De aquí podemos deducir, en síntesis, cómo la ley es buena para los que la usan legítimamente. Les proporciona una visión completa y precisa de la voluntad de Dios y del camino del deber. Mediante el estudio de la ley, adquieren un gusto espiritual habitual de lo que es correcto o incorrecto. El creyente ejercitado, como un hábil obrero, tiene una regla en la mano, con la que puede medir y determinar con certeza. Mientras que otros juzgan, por así decirlo, a ojo, y solo pueden hacer conjeturas al azar, en las que generalmente se equivocan. Asimismo, la ley, al recordarles sus deficiencias y carencias, es un medio santificado para hacerlos y mantenerlos humildes, y hace que Jesús, el cumplidor de la ley, se encariñe con sus corazones y les haga recordar su absoluta dependencia de Él en todo momento.

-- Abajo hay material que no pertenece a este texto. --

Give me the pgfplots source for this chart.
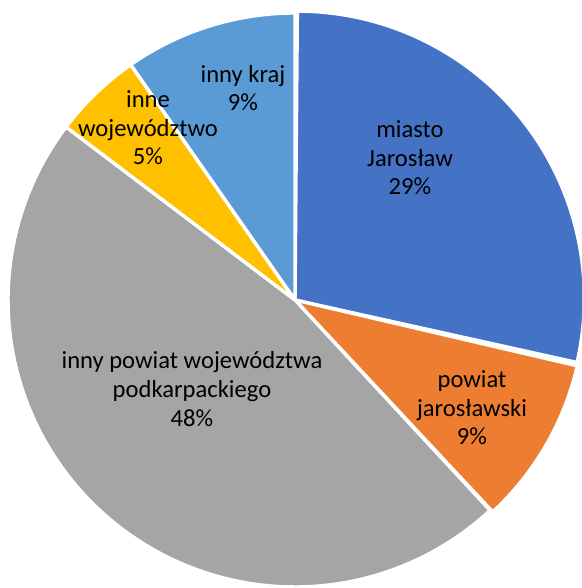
\documentclass[border=0pt]{standalone}
\usepackage{pgfplots}
\pgfplotsset{compat=1.18}
\usepackage{fontspec}
\setmainfont{Carlito}
\definecolor{cBlue}{HTML}{4472C4}
\definecolor{cOrange}{HTML}{ED7D31}
\definecolor{cGray}{HTML}{A5A5A5}
\definecolor{cGold}{HTML}{FFC000}
\definecolor{cLBlue}{HTML}{5B9BD5}
% shares (percent), clockwise from 12 o'clock
\def\vA{28.6}\def\vB{9.5}\def\vC{47.2}\def\vD{5.0}\def\vE{9.7}
\def\cx{295}\def\cy{288}\def\R{287}
\pgfmathsetmacro{\aA}{90}
\pgfmathsetmacro{\aB}{\aA-3.6*\vA}
\pgfmathsetmacro{\aC}{\aB-3.6*\vB}
\pgfmathsetmacro{\aD}{\aC-3.6*\vC}
\pgfmathsetmacro{\aE}{\aD-3.6*\vD}
\pgfmathsetmacro{\aF}{\aE-3.6*\vE}
\newcommand{\slice}[4]{%
  \pgfmathsetmacro{\ox}{\cx+#4*cos((#1+#2)/2)}%
  \pgfmathsetmacro{\oy}{\cy+#4*sin((#1+#2)/2)}%
  \addplot[fill=#3, draw=white, line width=1.7pt, line join=round, domain=#2:#1, samples=90, variable=\t]
    ({\ox+\R*cos(\t)}, {\oy+\R*sin(\t)}) -- (axis cs:\ox,\oy) -- cycle;
}
\tikzset{lbl/.style={font=\fontsize{12.3}{14.3}\selectfont, align=center, text=black, inner sep=0pt}}
\begin{document}
\begin{tikzpicture}
\begin{axis}[x=0.5pt, y=0.5pt, xmin=0, xmax=582, ymin=0, ymax=588,
  hide axis, clip=true]
\path (axis cs:0,0) rectangle (axis cs:582,588);
\slice{\aA}{\aB}{cBlue}{3}
\slice{\aB}{\aC}{cOrange}{3}
\slice{\aC}{\aD}{cGray}{0}
\slice{\aD}{\aE}{cGold}{0}
\slice{\aE}{\aF}{cLBlue}{0}
\node[lbl] at (axis cs:410,430) {miasto\\Jarosław\\29\%};
\node[lbl] at (axis cs:472,180) {powiat\\jarosławski\\9\%};
\node[lbl] at (axis cs:192,199) {inny powiat województwa\\podkarpackiego\\48\%};
\node[lbl] at (axis cs:148,460) {inne\\województwo\\5\%};
\node[lbl] at (axis cs:243,500) {inny kraj\\9\%};
\end{axis}
\end{tikzpicture}
\end{document}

Si estas reflexiones le resultan aceptables, tengo mi deseo. Se las envío […] con la esperanza de que el Señor las acompañe con su bendición para otros. El tema es de gran importancia y, si se entendiera correctamente, podría contribuir a resolver algunas de las airadas controversias que se han agitado últimamente.
Entender claramente la distinción, la conexión y la armonía entre la ley y el Evangelio, y su mutua subordinación para ilustrarse y establecerse mutuamente, es un privilegio singular y un medio feliz de preservar el alma de ser enredada por errores a la derecha o a la izquierda.